» What is required
Your task is to retype the lines between the line with "Output the component" and the line with "const zeroTicks = [1990, 1994, 1998, 2002, 2006];", inclusive. Copy no pictures and no other lines.

» Raw data
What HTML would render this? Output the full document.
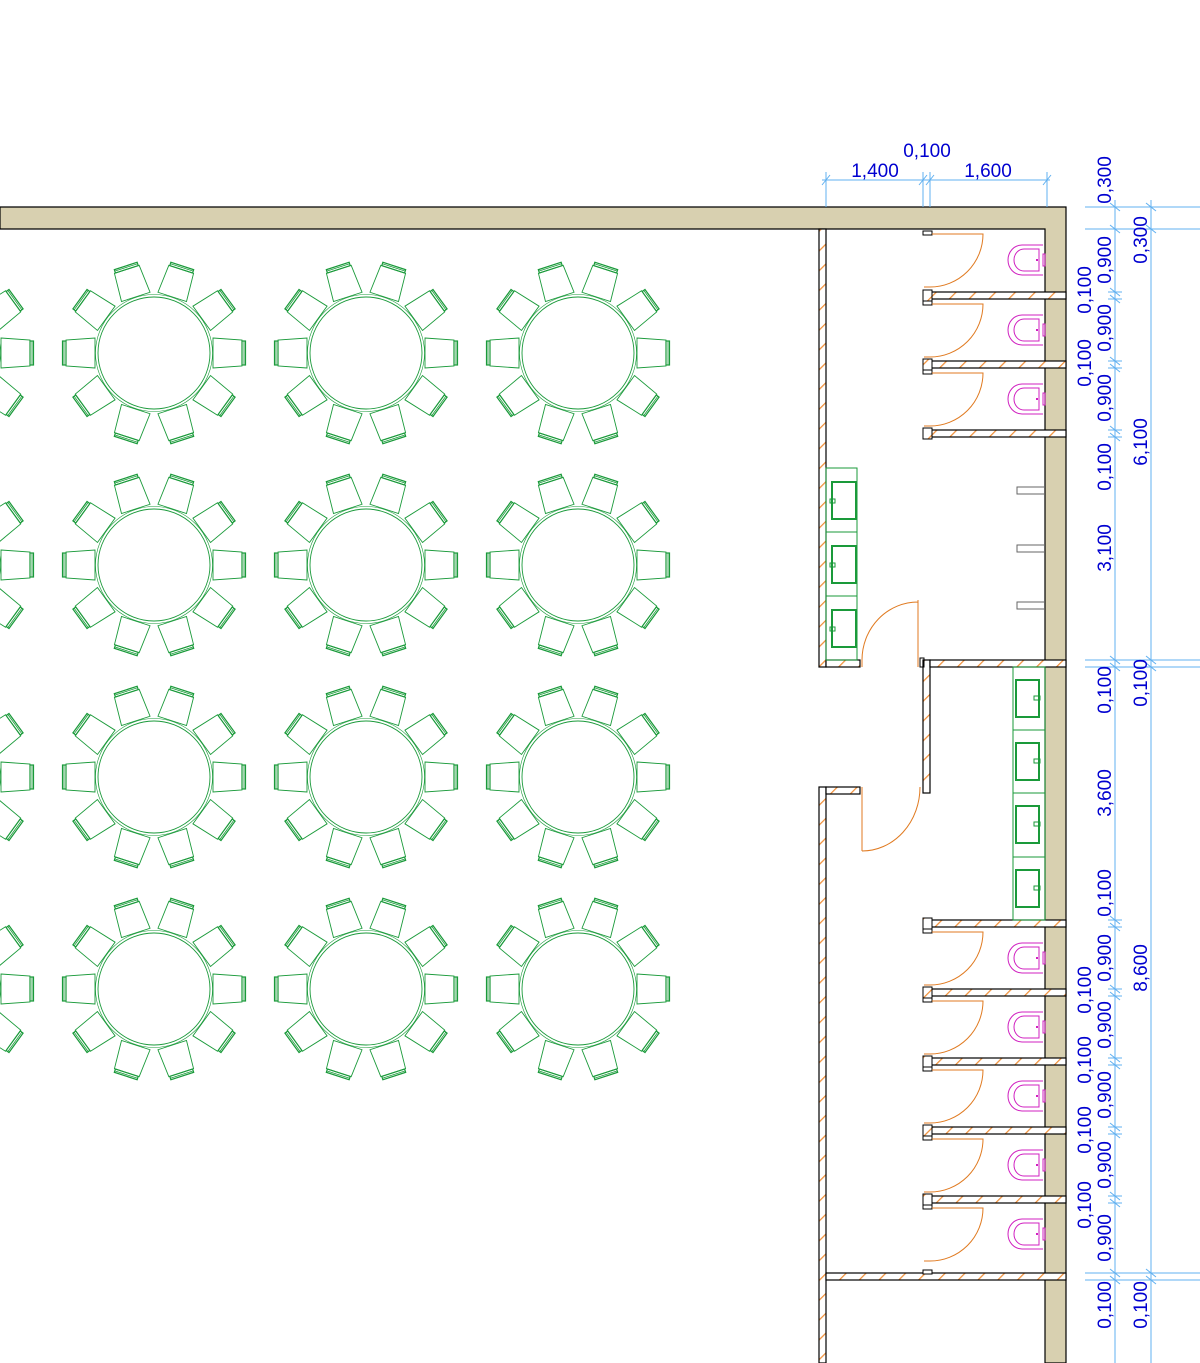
<!DOCTYPE html>
<html><head><meta charset="utf-8"><style>
html,body{margin:0;padding:0;background:#fff;}
svg{display:block;}
text{font-family:"Liberation Sans",sans-serif;font-size:19px;fill:#0000d0;}
</style></head><body>
<svg id="s" width="1200" height="1363" viewBox="0 0 1200 1363" xmlns="http://www.w3.org/2000/svg">
<defs>
<pattern id="h" width="14" height="14" patternUnits="userSpaceOnUse" patternTransform="rotate(45)">
<rect width="14" height="14" fill="#fff"/><line x1="0" y1="0" x2="0" y2="14" stroke="#f0903a" stroke-width="2.5"/>
</pattern>
</defs>
<g id="g"></g>
</svg>
<script>
var o='';
function P(s){o+=s;}
P('<path d="M0 207 H1066 V1363 H1045 V229 H0 Z" fill="#d8d0b0" stroke="#000" stroke-width="1.2"/>');
function hw(x,y,w,h){P('<rect x="'+x+'" y="'+y+'" width="'+w+'" height="'+h+'" fill="url(#h)" stroke="#000" stroke-width="1.2"/>');}
hw(819,229,7,438); hw(826,660,34,7);
hw(819,787,7,576); hw(826,787,34,7);
hw(923,660,7,133); hw(930,660,136,7);
hw(826,1273,240,7);
var G='#1a9a3a';
function tab(cx,cy){
 P('<circle cx="'+cx+'" cy="'+cy+'" r="56" fill="none" stroke="'+G+'" stroke-width="0.9"/>');
 P('<circle cx="'+cx+'" cy="'+cy+'" r="58.5" fill="none" stroke="'+G+'" stroke-width="0.6"/>');
 for(var i=0;i<10;i++){
  var a=i*36;
  P('<g transform="translate('+cx+' '+cy+') rotate('+a+')" fill="none" stroke="'+G+'" stroke-width="0.9">'+
   '<path d="M59 -15 L88 -13 L88 13 L59 15 Z"/>'+
   '<rect x="88" y="-12" width="3.5" height="24" stroke-width="1.2"/>'+
   '<line x1="90" y1="-12" x2="90" y2="12" stroke-width="0.8"/></g>');
 }
}
[-58,154,366,578].forEach(function(x){[353,565,777,989].forEach(function(y){tab(x,y);});});
var OR='#e07a20',MG='#d020c0';
function stall(y0){
 P('<rect x="923" y="'+(y0+2)+'" width="9" height="4" fill="#fff" stroke="#000" stroke-width="1"/>');
 P('<path d="M932 '+(y0+5)+' H983 A53 53 0 0 1 930 '+(y0+58)+' H924" fill="none" stroke="'+OR+'" stroke-width="1"/>');
 var c=y0+31;
 P('<path d="M1043 '+(c-15)+' H1022 A14 15 0 0 0 1022 '+(c+15)+' H1043" fill="none" stroke="'+MG+'" stroke-width="1"/>');
 P('<path d="M1039 '+(c-11)+' H1024 A10 11 0 0 0 1024 '+(c+11)+' H1039 Z" fill="none" stroke="'+MG+'" stroke-width="1"/>');
 P('<rect x="1043" y="'+(c-6)+'" width="2" height="12" fill="none" stroke="'+MG+'" stroke-width="1"/>');
 P('<rect x="1036" y="'+(c-1)+'" width="2" height="2" fill="'+MG+'"/>');
}
function part(y){hw(930,y,136,7);P('<rect x="923" y="'+(y-2)+'" width="9" height="11" fill="url(#h)" stroke="#000" stroke-width="1"/>');}
[229,299,368].forEach(stall);
[292,361,430].forEach(part);
[927,996,1065,1134,1203].forEach(stall);
[920,989,1058,1127,1196].forEach(part);
P('<rect x="923" y="1270" width="9" height="4" fill="#fff" stroke="#000" stroke-width="1"/>');
[490,548,605].forEach(function(y){P('<path d="M1045 '+(y-3)+' H1017 V'+(y+4)+' H1045" fill="none" stroke="#666" stroke-width="1"/>');});
P('<rect x="826" y="468" width="31" height="192" fill="none" stroke="'+G+'" stroke-width="1"/>');
[468,532,596].forEach(function(y){
 P('<line x1="826" y1="'+(y+64)+'" x2="857" y2="'+(y+64)+'" stroke="'+G+'"/>');
 P('<rect x="832" y="'+(y+14)+'" width="24" height="37" fill="none" stroke="'+G+'" stroke-width="2"/>');
 P('<rect x="830" y="'+(y+31)+'" width="5" height="4" fill="none" stroke="'+G+'"/>');
});
P('<rect x="1013" y="667" width="32" height="253" fill="none" stroke="'+G+'" stroke-width="1"/>');
[667,730,793,857].forEach(function(y,i){
 if(i>0)P('<line x1="1013" y1="'+y+'" x2="1045" y2="'+y+'" stroke="'+G+'"/>');
 P('<rect x="1016" y="'+(y+13)+'" width="23" height="37" fill="none" stroke="'+G+'" stroke-width="2"/>');
 P('<rect x="1034" y="'+(y+29)+'" width="6" height="4" fill="none" stroke="'+G+'"/>');
});
P('<path d="M918 600 V667 M918 602 A56 58 0 0 0 862 660 V667" fill="none" stroke="'+OR+'" stroke-width="1"/>');
P('<rect x="920" y="658" width="4" height="9" fill="none" stroke="#000"/>');
P('<path d="M862 787 V851 M862 851 A58 64 0 0 0 920 787" fill="none" stroke="'+OR+'" stroke-width="1"/>');
var B='#60b0f0';
function L(x1,y1,x2,y2){P('<line x1="'+x1+'" y1="'+y1+'" x2="'+x2+'" y2="'+y2+'" stroke="'+B+'" stroke-width="1"/>');}
function tk(x,y,v){if(v)L(x-4,y+5,x+4,y-5);else L(x-5,y-4,x+5,y+4);}
L(822,180,1050,180);
[826,923,930,1047].forEach(function(x){L(x,172,x,207);tk(x,180,1);});
P('<text x="875" y="177" text-anchor="middle">1,400</text>');
P('<text x="927" y="157" text-anchor="middle">0,100</text>');
P('<text x="988" y="177" text-anchor="middle">1,600</text>');
L(1115,200,1115,1363); L(1151,200,1151,1363);
[207,229,660,667,1273,1280].forEach(function(y){L(1085,y,1200,y);});
[207,229,292,299,361,368,430,437,660,667,920,927,989,996,1058,1065,1127,1134,1196,1203,1273,1280].forEach(function(y){L(1108,y,1122,y);tk(1115,y,0);});
[207,229,660,667,1273,1280].forEach(function(y){tk(1151,y,0);});
function vt(x,y,s){P('<text transform="translate('+x+' '+y+') rotate(-90)" text-anchor="middle">'+s+'</text>');}
vt(1111,180,'0,300');
[[260,'0,900'],[328,'0,900'],[398,'0,900'],[958,'0,900'],[1025,'0,900'],[1095,'0,900'],[1165,'0,900'],[1238,'0,900']].forEach(function(a){vt(1111,a[0],a[1]);});
[[290,'0,100'],[363,'0,100'],[990,'0,100'],[1060,'0,100'],[1130,'0,100'],[1205,'0,100']].forEach(function(a){vt(1091,a[0],a[1]);});
vt(1111,467,'0,100'); vt(1111,548,'3,100'); vt(1111,690,'0,100'); vt(1111,793,'3,600'); vt(1111,893,'0,100'); vt(1111,1305,'0,100');
vt(1147,240,'0,300'); vt(1147,442,'6,100'); vt(1147,683,'0,100'); vt(1147,968,'8,600'); vt(1147,1305,'0,100');
document.getElementById('g').innerHTML=o;
</script>
</body></html>
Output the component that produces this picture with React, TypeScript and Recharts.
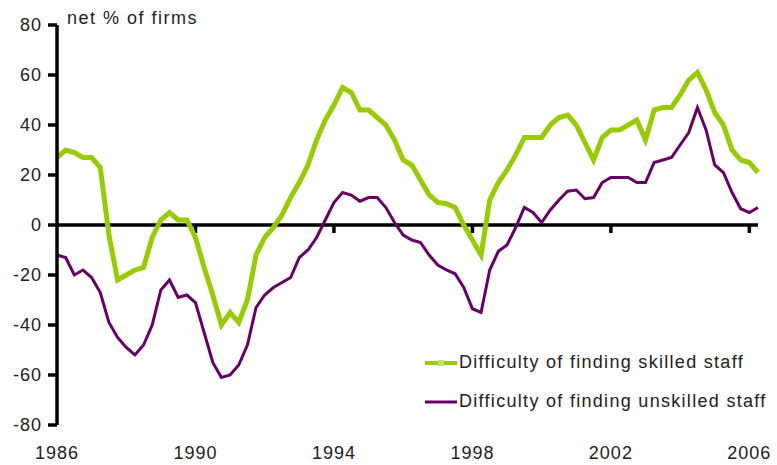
import React from 'react';
import { LineChart, Line, XAxis, YAxis, ReferenceLine, Legend } from 'recharts';

// quarterly survey balances, 1986 Q1 - 2006 Q2
const firstYear = 1986;

const skilled = [
  27, 30, 29, 27, 27, 23, -4, -22, -20, -18, -17, -5, 2, 5, 2, 2,
  -5, -17, -28, -40, -35, -39, -30, -12, -5, -1, 4, 11, 17, 24, 34, 42,
  48, 55, 53, 46, 46, 43, 40, 34, 26, 24, 18, 12, 9, 8.5, 7, 0,
  -6, -12, 10, 17, 22, 28, 35, 35, 35, 40, 43, 44, 40, 33, 26, 35,
  38, 38, 40, 42, 34, 46, 47, 47, 52, 58, 61, 54, 45, 40, 30, 26,
  25, 21,
];

const unskilled = [
  -12, -13, -20, -18, -21, -27, -39, -45, -49, -52, -48, -40, -26, -22, -29, -28,
  -31, -43, -55, -61, -60, -56, -48, -33, -28, -25, -23, -21, -13, -10, -5, 2,
  9, 13, 12, 9.5, 11, 11, 7, 1, -4, -6, -7, -12, -16, -18, -19.5, -25,
  -33.5, -35, -18, -10.5, -8, -1, 7, 5, 1, 6, 10, 13.5, 14, 10.5, 11, 17,
  19, 19, 19, 17, 17, 25, 26, 27, 32, 37, 47, 38, 24, 21, 13, 6.5,
  5, 7,
];

const yTicks = [-80, -60, -40, -20, 0, 20, 40, 60, 80];
const xTicks = [1986, 1990, 1994, 1998, 2002, 2006];
const zeroTicks = [1990, 1994, 1998, 2002, 2006];

const data = skilled.map((v, i) => ({
  t: firstYear + i / 4,
  skilled: v,
  unskilled: unskilled[i],
}));

const GREEN = '#99cc00';
const PURPLE = '#660066';
const FONT = '"Liberation Sans", Arial, sans-serif';

const LegendBox = ({ payload }: any) => (
  <div style={{ fontFamily: FONT, fontSize: 18, letterSpacing: 1.3, color: '#222' }}>
    {(payload || []).map((entry: any) => (
      <div key={entry.value} style={{ display: 'flex', alignItems: 'center', height: 39 }}>
        <svg width={32} height={10} style={{ marginRight: 2 }}>
          <line x1={0} y1={5} x2={32} y2={5} stroke={entry.color} strokeWidth={entry.color === GREEN ? 4 : 3} />
          {entry.color === GREEN && <rect x={13} y={2} width={6} height={6} fill="#c4e36a" />}
        </svg>
        <span>{entry.value}</span>
      </div>
    ))}
  </div>
);

export default function App() {
  return (
    <div style={{ position: 'relative', width: 777, height: 465, background: '#fff' }}>
      <style>{'body{margin:0}'}</style>
      <div
        style={{
          position: 'absolute',
          left: 67,
          top: 8,
          fontFamily: FONT,
          fontSize: 18,
          letterSpacing: 1.5,
          color: '#222',
          zIndex: 2,
        }}
      >
        net % of firms
      </div>
      <LineChart width={777} height={465} data={data} margin={{ top: 25, right: 19, bottom: 0, left: 0 }}>
        <YAxis
          domain={[-80, 80]}
          ticks={yTicks}
          width={57}
          axisLine={{ stroke: '#000', strokeWidth: 3.5 }}
          tickLine={{ stroke: '#000', strokeWidth: 3.5 }}
          tickSize={9}
          tickMargin={6}
          tick={{ fill: '#222', fontSize: 18, fontFamily: FONT, letterSpacing: 1 }}
          interval={0}
        />
        <XAxis
          dataKey="t"
          type="number"
          domain={[1986, 2006.25]}
          ticks={xTicks}
          height={40}
          axisLine={false}
          tickLine={false}
          tickSize={6}
          tickMargin={15}
          tick={{ fill: '#222', fontSize: 18, fontFamily: FONT, letterSpacing: 1 }}
          interval={0}
        />
        {zeroTicks.map((yr) => (
          <ReferenceLine
            key={yr}
            segment={[{ x: yr, y: 0 }, { x: yr, y: -3.2 }]}
            stroke="#000"
            strokeWidth={3.5}
          />
        ))}
        <ReferenceLine y={0} stroke="#000" strokeWidth={3.5} />
        <Line
          dataKey="skilled"
          name="Difficulty of finding skilled staff"
          stroke={GREEN}
          strokeWidth={5}
          dot={false}
          type="linear"
          isAnimationActive={false}
        />
        <Line
          dataKey="unskilled"
          name="Difficulty of finding unskilled staff"
          stroke={PURPLE}
          strokeWidth={3}
          dot={false}
          type="linear"
          isAnimationActive={false}
        />
        <Legend
          layout="vertical"
          align="center"
          verticalAlign="middle"
          content={<LegendBox />}
          wrapperStyle={{ left: 425, top: 343, width: 360 }}
        />
      </LineChart>
    </div>
  );
}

» Answer to the problem
Output the component that produces this picture with React, TypeScript and Recharts.
import React from 'react';
import { LineChart, Line, XAxis, YAxis, ReferenceLine, Legend } from 'recharts';

// quarterly survey balances, 1986 Q1 - 2006 Q2
const firstYear = 1986;

const skilled = [
  27, 30, 29, 27, 27, 23, -4, -22, -20, -18, -17, -5, 2, 5, 2, 2,
  -5, -17, -28, -40, -35, -39, -30, -12, -5, -1, 4, 11, 17, 24, 34, 42,
  48, 55, 53, 46, 46, 43, 40, 34, 26, 24, 18, 12, 9, 8.5, 7, 0,
  -6, -12, 10, 17, 22, 28, 35, 35, 35, 40, 43, 44, 40, 33, 26, 35,
  38, 38, 40, 42, 34, 46, 47, 47, 52, 58, 61, 54, 45, 40, 30, 26,
  25, 21,
];

const unskilled = [
  -12, -13, -20, -18, -21, -27, -39, -45, -49, -52, -48, -40, -26, -22, -29, -28,
  -31, -43, -55, -61, -60, -56, -48, -33, -28, -25, -23, -21, -13, -10, -5, 2,
  9, 13, 12, 9.5, 11, 11, 7, 1, -4, -6, -7, -12, -16, -18, -19.5, -25,
  -33.5, -35, -18, -10.5, -8, -1, 7, 5, 1, 6, 10, 13.5, 14, 10.5, 11, 17,
  19, 19, 19, 17, 17, 25, 26, 27, 32, 37, 47, 38, 24, 21, 13, 6.5,
  5, 7,
];

const yTicks = [-80, -60, -40, -20, 0, 20, 40, 60, 80];
const xTicks = [1986, 1990, 1994, 1998, 2002, 2006];
const zeroTicks = [1990, 1994, 1998, 2002, 2006];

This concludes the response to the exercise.